Paintings raise funds for Cordova arts council

Detail from “To Grandmother’s House” by Jeanne Joslin. (Nov. 1, 2019) Photo by Zachary Snowdon Smith/The Cordova Times
Detail from “To Grandmother’s House” by Jeanne Joslin. (Nov. 1, 2019) Photo by Zachary Snowdon Smith/The Cordova Times

Revenue from an art sale held at the Reluctant Fisherman Inn will be donated to the Cordova arts council. Since the shuttering of the Alaska State Council on the Arts, Cordova Arts and Pageants has lost access to some grants and other resources previously used to fund its activities.

Twenty-five percent of revenue gathered by the sale of paintings will go toward the Cordova arts council, said Sylvia Lange, proprietor of the Reluctant Fisherman Inn and one of the artists featured. Lange often puts her paintings up for sale in fundraisers outside of Cordova. In 2018, one of Lange’s paintings raised $3,200 for Prince William Sound Science Center.

“That’s just my thing — when I do art, I do it for fundraisers,” Lange said. “And as a relatively beginner artist, I get my art out there, which is better than stacking it up in the corner of a studio.”

Other artists featured at the Reluctant Fisherman show include Joan Jackson, who sculpted the Fisherman’s Memorial statue standing at the edge of Cordova Harbor, and Mazie VanDenBroek, treasurer for the Cordova arts council.

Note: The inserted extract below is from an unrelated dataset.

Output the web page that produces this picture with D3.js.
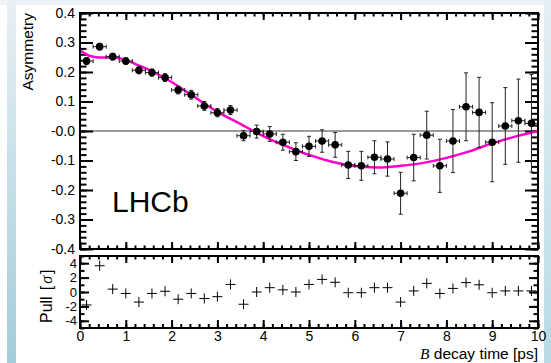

The artists are part of a group that meets to paint and socialize at the Harbor Art gallery on Tuesdays and Wednesdays during part of the year.

The current sale is part of the “heART SHOW,” an ongoing series of art sales at the Reluctant Fisherman Inn. The current sale will continue until the Reluctant Fisherman Inn’s winter hiatus commences in December.